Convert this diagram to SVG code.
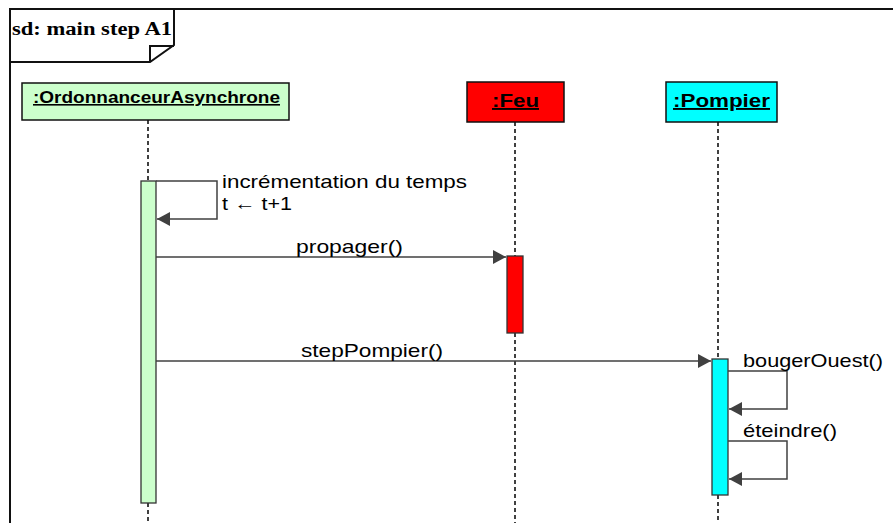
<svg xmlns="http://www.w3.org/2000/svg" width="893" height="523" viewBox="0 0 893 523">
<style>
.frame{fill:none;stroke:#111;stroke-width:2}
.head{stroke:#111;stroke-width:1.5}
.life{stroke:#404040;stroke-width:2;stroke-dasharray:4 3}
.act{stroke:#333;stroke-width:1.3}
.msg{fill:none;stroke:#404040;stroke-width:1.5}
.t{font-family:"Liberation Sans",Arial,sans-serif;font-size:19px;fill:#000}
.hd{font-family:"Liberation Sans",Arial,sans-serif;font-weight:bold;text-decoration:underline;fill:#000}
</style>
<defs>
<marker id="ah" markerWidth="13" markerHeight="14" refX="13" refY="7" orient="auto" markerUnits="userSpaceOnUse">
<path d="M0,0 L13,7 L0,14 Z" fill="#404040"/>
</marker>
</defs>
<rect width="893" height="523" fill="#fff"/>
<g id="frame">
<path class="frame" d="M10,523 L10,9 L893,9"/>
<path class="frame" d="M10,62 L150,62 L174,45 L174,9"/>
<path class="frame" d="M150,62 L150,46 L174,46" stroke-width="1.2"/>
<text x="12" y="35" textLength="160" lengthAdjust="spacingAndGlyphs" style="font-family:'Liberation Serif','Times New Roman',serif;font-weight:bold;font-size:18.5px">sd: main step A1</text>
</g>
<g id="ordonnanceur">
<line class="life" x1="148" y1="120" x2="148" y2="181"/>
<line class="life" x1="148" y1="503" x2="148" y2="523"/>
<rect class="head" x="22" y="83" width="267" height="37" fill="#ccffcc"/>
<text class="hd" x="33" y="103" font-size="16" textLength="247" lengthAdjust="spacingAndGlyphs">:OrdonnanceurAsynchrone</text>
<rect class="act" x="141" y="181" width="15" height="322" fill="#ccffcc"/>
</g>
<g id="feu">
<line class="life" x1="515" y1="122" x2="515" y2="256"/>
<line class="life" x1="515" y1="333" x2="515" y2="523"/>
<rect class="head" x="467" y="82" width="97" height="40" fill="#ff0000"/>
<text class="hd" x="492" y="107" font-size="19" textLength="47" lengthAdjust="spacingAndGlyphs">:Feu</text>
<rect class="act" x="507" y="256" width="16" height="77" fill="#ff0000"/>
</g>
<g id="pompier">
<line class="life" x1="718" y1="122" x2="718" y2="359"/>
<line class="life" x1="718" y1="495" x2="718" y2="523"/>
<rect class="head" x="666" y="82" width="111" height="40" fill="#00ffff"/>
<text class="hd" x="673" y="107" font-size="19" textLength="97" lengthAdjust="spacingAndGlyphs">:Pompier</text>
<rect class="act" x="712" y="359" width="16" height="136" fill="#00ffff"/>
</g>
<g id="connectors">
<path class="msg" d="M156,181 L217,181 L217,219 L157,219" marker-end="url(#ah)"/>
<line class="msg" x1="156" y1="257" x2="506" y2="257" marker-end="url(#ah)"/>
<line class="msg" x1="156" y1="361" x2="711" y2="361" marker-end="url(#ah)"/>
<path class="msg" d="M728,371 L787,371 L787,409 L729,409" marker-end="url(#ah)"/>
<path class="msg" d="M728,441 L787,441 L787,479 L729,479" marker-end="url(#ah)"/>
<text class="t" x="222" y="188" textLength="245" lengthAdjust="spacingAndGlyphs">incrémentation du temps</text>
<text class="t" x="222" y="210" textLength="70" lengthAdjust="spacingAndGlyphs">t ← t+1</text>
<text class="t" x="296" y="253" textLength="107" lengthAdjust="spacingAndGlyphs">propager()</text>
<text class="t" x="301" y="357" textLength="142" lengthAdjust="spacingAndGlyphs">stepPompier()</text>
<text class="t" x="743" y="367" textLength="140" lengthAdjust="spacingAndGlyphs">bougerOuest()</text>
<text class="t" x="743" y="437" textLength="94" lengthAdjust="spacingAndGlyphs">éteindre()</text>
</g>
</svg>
+++
**TASK BRIEF**
Write out the whole listing exactly, and drop the pictures.

**RESULT FOR THIS EXERCISE**
Convert this diagram to SVG code.
<svg xmlns="http://www.w3.org/2000/svg" width="893" height="523" viewBox="0 0 893 523">
<style>
.frame{fill:none;stroke:#111;stroke-width:2}
.head{stroke:#111;stroke-width:1.5}
.life{stroke:#404040;stroke-width:2;stroke-dasharray:4 3}
.act{stroke:#333;stroke-width:1.3}
.msg{fill:none;stroke:#404040;stroke-width:1.5}
.t{font-family:"Liberation Sans",Arial,sans-serif;font-size:19px;fill:#000}
.hd{font-family:"Liberation Sans",Arial,sans-serif;font-weight:bold;text-decoration:underline;fill:#000}
</style>
<defs>
<marker id="ah" markerWidth="13" markerHeight="14" refX="13" refY="7" orient="auto" markerUnits="userSpaceOnUse">
<path d="M0,0 L13,7 L0,14 Z" fill="#404040"/>
</marker>
</defs>
<rect width="893" height="523" fill="#fff"/>
<g id="frame">
<path class="frame" d="M10,523 L10,9 L893,9"/>
<path class="frame" d="M10,62 L150,62 L174,45 L174,9"/>
<path class="frame" d="M150,62 L150,46 L174,46" stroke-width="1.2"/>
<text x="12" y="35" textLength="160" lengthAdjust="spacingAndGlyphs" style="font-family:'Liberation Serif','Times New Roman',serif;font-weight:bold;font-size:18.5px">sd: main step A1</text>
</g>
<g id="ordonnanceur">
<line class="life" x1="148" y1="120" x2="148" y2="181"/>
<line class="life" x1="148" y1="503" x2="148" y2="523"/>
<rect class="head" x="22" y="83" width="267" height="37" fill="#ccffcc"/>
<text class="hd" x="33" y="103" font-size="16" textLength="247" lengthAdjust="spacingAndGlyphs">:OrdonnanceurAsynchrone</text>
<rect class="act" x="141" y="181" width="15" height="322" fill="#ccffcc"/>
</g>
<g id="feu">
<line class="life" x1="515" y1="122" x2="515" y2="256"/>
<line class="life" x1="515" y1="333" x2="515" y2="523"/>
<rect class="head" x="467" y="82" width="97" height="40" fill="#ff0000"/>
<text class="hd" x="492" y="107" font-size="19" textLength="47" lengthAdjust="spacingAndGlyphs">:Feu</text>
<rect class="act" x="507" y="256" width="16" height="77" fill="#ff0000"/>
</g>
<g id="pompier">
<line class="life" x1="718" y1="122" x2="718" y2="359"/>
<line class="life" x1="718" y1="495" x2="718" y2="523"/>
<rect class="head" x="666" y="82" width="111" height="40" fill="#00ffff"/>
<text class="hd" x="673" y="107" font-size="19" textLength="97" lengthAdjust="spacingAndGlyphs">:Pompier</text>
<rect class="act" x="712" y="359" width="16" height="136" fill="#00ffff"/>
</g>
<g id="connectors">
<path class="msg" d="M156,181 L217,181 L217,219 L157,219" marker-end="url(#ah)"/>
<line class="msg" x1="156" y1="257" x2="506" y2="257" marker-end="url(#ah)"/>
<line class="msg" x1="156" y1="361" x2="711" y2="361" marker-end="url(#ah)"/>
<path class="msg" d="M728,371 L787,371 L787,409 L729,409" marker-end="url(#ah)"/>
<path class="msg" d="M728,441 L787,441 L787,479 L729,479" marker-end="url(#ah)"/>
<text class="t" x="222" y="188" textLength="245" lengthAdjust="spacingAndGlyphs">incrémentation du temps</text>
<text class="t" x="222" y="210" textLength="70" lengthAdjust="spacingAndGlyphs">t ← t+1</text>
<text class="t" x="296" y="253" textLength="107" lengthAdjust="spacingAndGlyphs">propager()</text>
<text class="t" x="301" y="357" textLength="142" lengthAdjust="spacingAndGlyphs">stepPompier()</text>
<text class="t" x="743" y="367" textLength="140" lengthAdjust="spacingAndGlyphs">bougerOuest()</text>
<text class="t" x="743" y="437" textLength="94" lengthAdjust="spacingAndGlyphs">éteindre()</text>
</g>
</svg>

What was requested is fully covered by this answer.